--- START OF Dataset content ---

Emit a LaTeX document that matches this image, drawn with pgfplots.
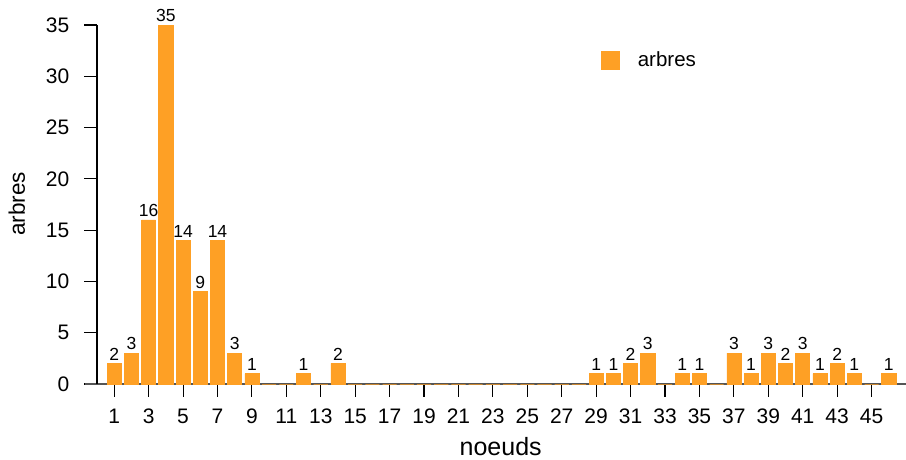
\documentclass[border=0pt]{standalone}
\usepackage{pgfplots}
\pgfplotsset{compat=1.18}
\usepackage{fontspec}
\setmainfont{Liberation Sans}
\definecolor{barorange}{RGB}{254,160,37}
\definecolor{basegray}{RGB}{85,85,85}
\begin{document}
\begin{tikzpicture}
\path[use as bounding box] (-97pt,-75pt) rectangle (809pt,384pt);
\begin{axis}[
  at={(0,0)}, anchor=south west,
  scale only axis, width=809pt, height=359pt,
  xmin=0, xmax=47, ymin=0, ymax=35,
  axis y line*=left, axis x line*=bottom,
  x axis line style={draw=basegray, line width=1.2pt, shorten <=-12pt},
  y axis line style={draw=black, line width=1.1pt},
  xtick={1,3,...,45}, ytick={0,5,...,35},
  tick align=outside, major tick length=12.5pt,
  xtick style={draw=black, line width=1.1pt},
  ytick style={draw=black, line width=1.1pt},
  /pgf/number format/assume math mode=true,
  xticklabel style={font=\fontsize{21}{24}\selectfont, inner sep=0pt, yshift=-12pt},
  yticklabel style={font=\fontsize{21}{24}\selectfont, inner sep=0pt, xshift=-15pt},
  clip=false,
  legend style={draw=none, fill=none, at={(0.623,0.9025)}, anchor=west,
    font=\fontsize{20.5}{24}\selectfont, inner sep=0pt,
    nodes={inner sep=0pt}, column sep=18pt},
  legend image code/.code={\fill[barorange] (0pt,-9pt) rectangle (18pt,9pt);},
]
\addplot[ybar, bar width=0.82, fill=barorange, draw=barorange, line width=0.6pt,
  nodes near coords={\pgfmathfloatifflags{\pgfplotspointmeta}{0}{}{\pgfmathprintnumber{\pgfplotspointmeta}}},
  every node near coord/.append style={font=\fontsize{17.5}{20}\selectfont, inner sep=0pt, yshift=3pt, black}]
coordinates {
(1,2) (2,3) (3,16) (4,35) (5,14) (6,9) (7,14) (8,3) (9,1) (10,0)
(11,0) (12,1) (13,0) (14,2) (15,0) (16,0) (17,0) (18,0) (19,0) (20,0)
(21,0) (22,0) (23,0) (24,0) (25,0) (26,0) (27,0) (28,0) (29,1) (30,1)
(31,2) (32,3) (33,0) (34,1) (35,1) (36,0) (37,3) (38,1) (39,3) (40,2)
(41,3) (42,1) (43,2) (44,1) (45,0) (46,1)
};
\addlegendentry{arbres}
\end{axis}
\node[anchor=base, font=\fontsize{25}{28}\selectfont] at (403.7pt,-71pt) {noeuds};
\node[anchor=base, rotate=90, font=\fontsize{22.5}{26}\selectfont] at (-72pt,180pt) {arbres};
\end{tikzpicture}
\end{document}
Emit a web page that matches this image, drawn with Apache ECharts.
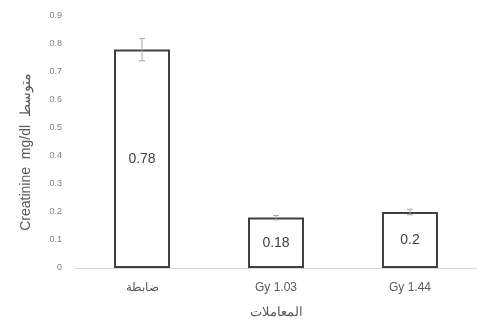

--- END OF Dataset content ---

◆ Exercise task:
Copy the records above exactly, omitting every picture.

◆ Full solution:
Emit a LaTeX document that matches this image, drawn with pgfplots.
\documentclass[border=0pt]{standalone}
\usepackage{pgfplots}
\pgfplotsset{compat=1.18}
\usepackage{fontspec}
\setmainfont{Liberation Sans}
\definecolor{barorange}{RGB}{254,160,37}
\definecolor{basegray}{RGB}{85,85,85}
\begin{document}
\begin{tikzpicture}
\path[use as bounding box] (-97pt,-75pt) rectangle (809pt,384pt);
\begin{axis}[
  at={(0,0)}, anchor=south west,
  scale only axis, width=809pt, height=359pt,
  xmin=0, xmax=47, ymin=0, ymax=35,
  axis y line*=left, axis x line*=bottom,
  x axis line style={draw=basegray, line width=1.2pt, shorten <=-12pt},
  y axis line style={draw=black, line width=1.1pt},
  xtick={1,3,...,45}, ytick={0,5,...,35},
  tick align=outside, major tick length=12.5pt,
  xtick style={draw=black, line width=1.1pt},
  ytick style={draw=black, line width=1.1pt},
  /pgf/number format/assume math mode=true,
  xticklabel style={font=\fontsize{21}{24}\selectfont, inner sep=0pt, yshift=-12pt},
  yticklabel style={font=\fontsize{21}{24}\selectfont, inner sep=0pt, xshift=-15pt},
  clip=false,
  legend style={draw=none, fill=none, at={(0.623,0.9025)}, anchor=west,
    font=\fontsize{20.5}{24}\selectfont, inner sep=0pt,
    nodes={inner sep=0pt}, column sep=18pt},
  legend image code/.code={\fill[barorange] (0pt,-9pt) rectangle (18pt,9pt);},
]
\addplot[ybar, bar width=0.82, fill=barorange, draw=barorange, line width=0.6pt,
  nodes near coords={\pgfmathfloatifflags{\pgfplotspointmeta}{0}{}{\pgfmathprintnumber{\pgfplotspointmeta}}},
  every node near coord/.append style={font=\fontsize{17.5}{20}\selectfont, inner sep=0pt, yshift=3pt, black}]
coordinates {
(1,2) (2,3) (3,16) (4,35) (5,14) (6,9) (7,14) (8,3) (9,1) (10,0)
(11,0) (12,1) (13,0) (14,2) (15,0) (16,0) (17,0) (18,0) (19,0) (20,0)
(21,0) (22,0) (23,0) (24,0) (25,0) (26,0) (27,0) (28,0) (29,1) (30,1)
(31,2) (32,3) (33,0) (34,1) (35,1) (36,0) (37,3) (38,1) (39,3) (40,2)
(41,3) (42,1) (43,2) (44,1) (45,0) (46,1)
};
\addlegendentry{arbres}
\end{axis}
\node[anchor=base, font=\fontsize{25}{28}\selectfont] at (403.7pt,-71pt) {noeuds};
\node[anchor=base, rotate=90, font=\fontsize{22.5}{26}\selectfont] at (-72pt,180pt) {arbres};
\end{tikzpicture}
\end{document}
Emit a web page that matches this image, drawn with Apache ECharts.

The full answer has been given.